For some women, the patriarchy began with the post-Stone Age Agricultural Era about 12,000 years ago, when large-scale farming saw some groups settle down and build populations. Tasks became increasingly gender-segregated at this time; men operated plows, women sowed fields. They also had babies—lots of them.

But not all early societies were agrarian, nor were they patriarchal. As the Amazons, Princess Vix, and the indigenous groups once living in North America prove, there were women born after the beginning of the Agricultural Era who had very different roles than the submissive ones we’ve long presumed.

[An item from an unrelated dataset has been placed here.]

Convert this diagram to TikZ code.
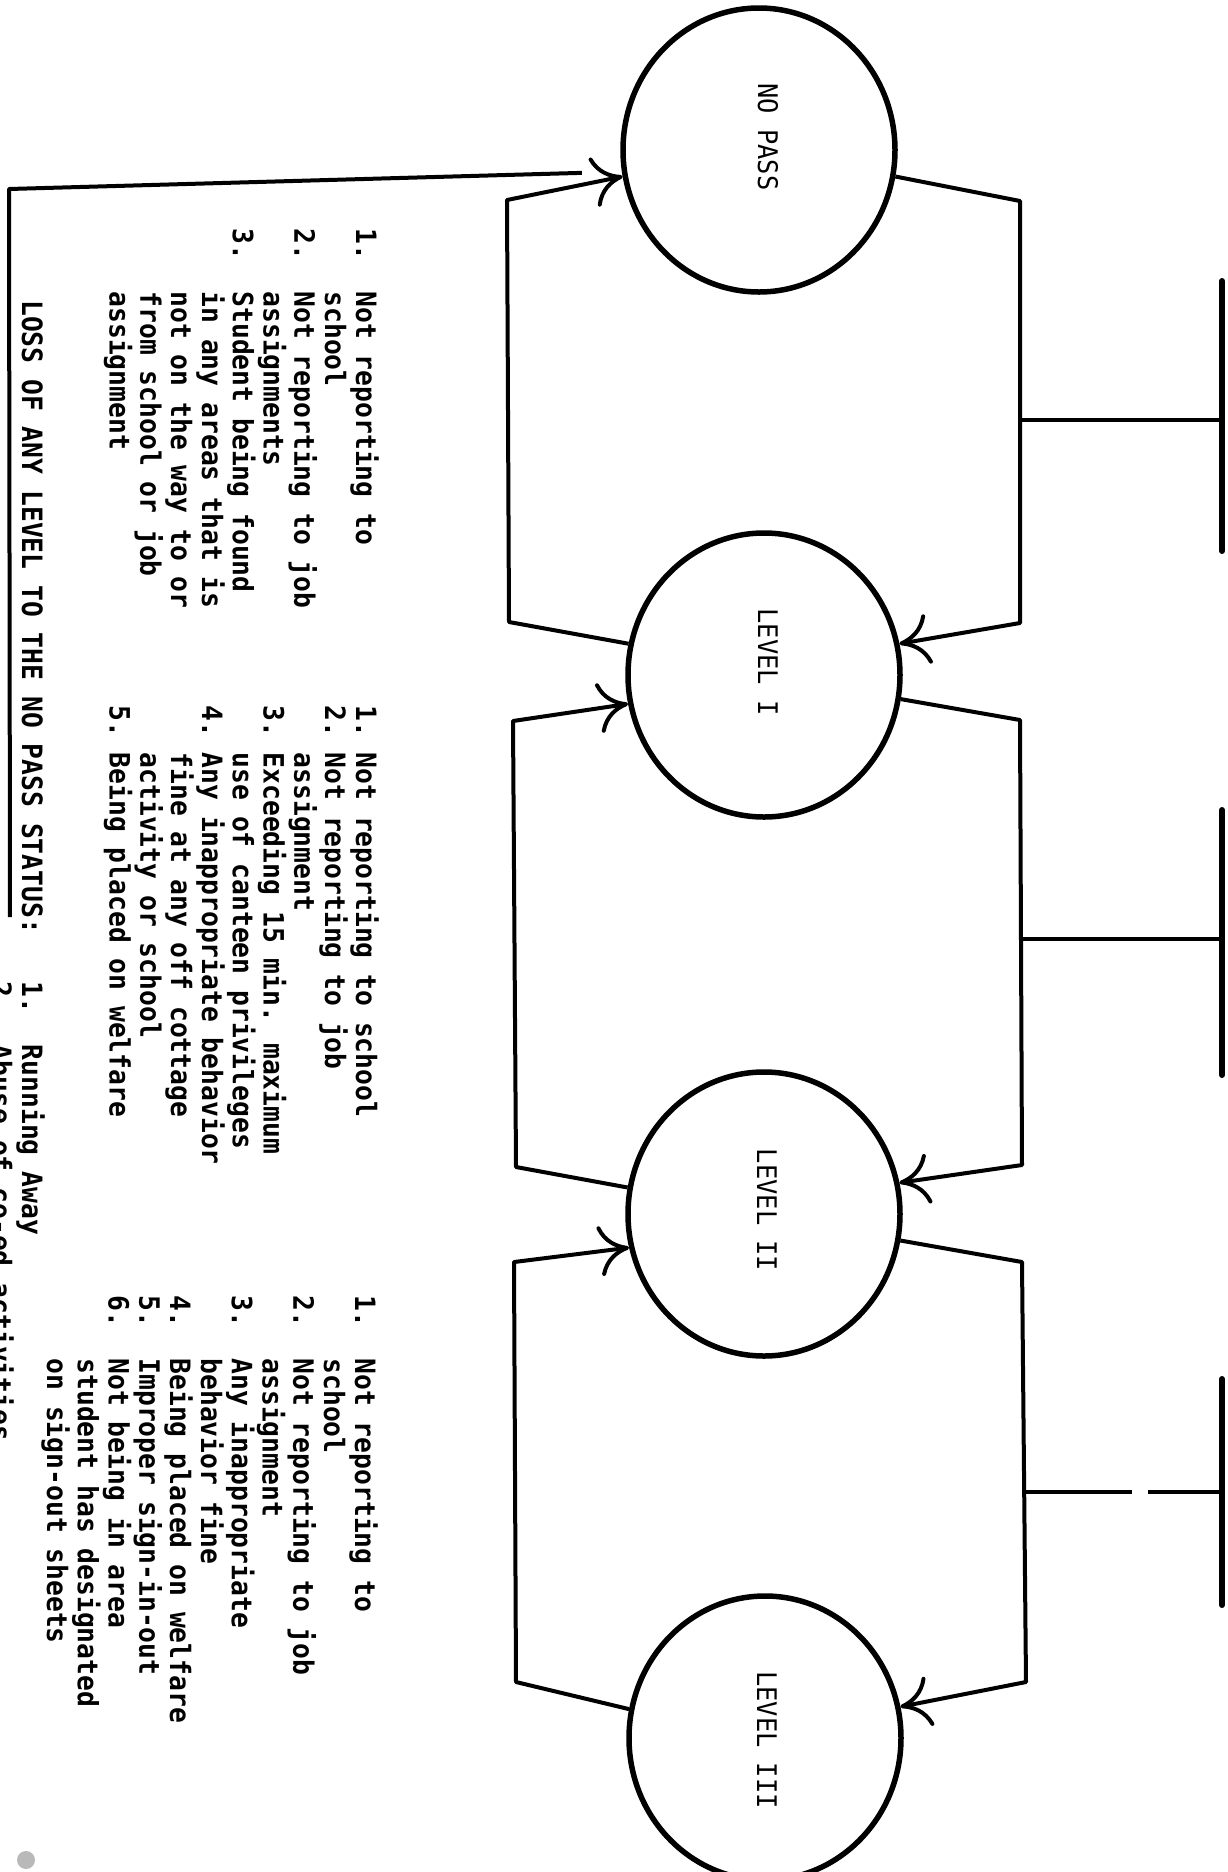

They weren’t all docile gatherers and homemakers; instead, many were warriors, traders, merchants, hunters, and leaders.

In the case of North Americans, Claassen says contact with the Europeans could be the beginning of the downfall. Exposure to the norms and laws of European colonial societies that had already succeeded in subjugating women often under the guise of religion did indigenous women no favors. In Canada, for instance, prior to contact many of the first peoples enjoyed relatively egalitarian societies where women held positions of power and influence. The country’s Indian Act of 1876—a law in effect to this day—shoved European patriarchy and religion down the throats of indigenous people, disrupting their social structures and ways of life. Similar phenomena—albeit with different religions and ideologies—are considered to have disrupted other egalitarian or female-dominant groups across Eurasia and other parts of the world, as well.

Archaeologists, anthropologists, and others who study human history closely know all this. Zakrzewski says it’s about time everyone else does too. For a long time, ancient women weren’t studied because people just presumed they knew what their roles had been.

“Now we’re starting to realize that actually, in many situations, the women were much more important and much more central to the community and in holding everything together,” she says. “I think it’s really important that we start adding the nuance to history.”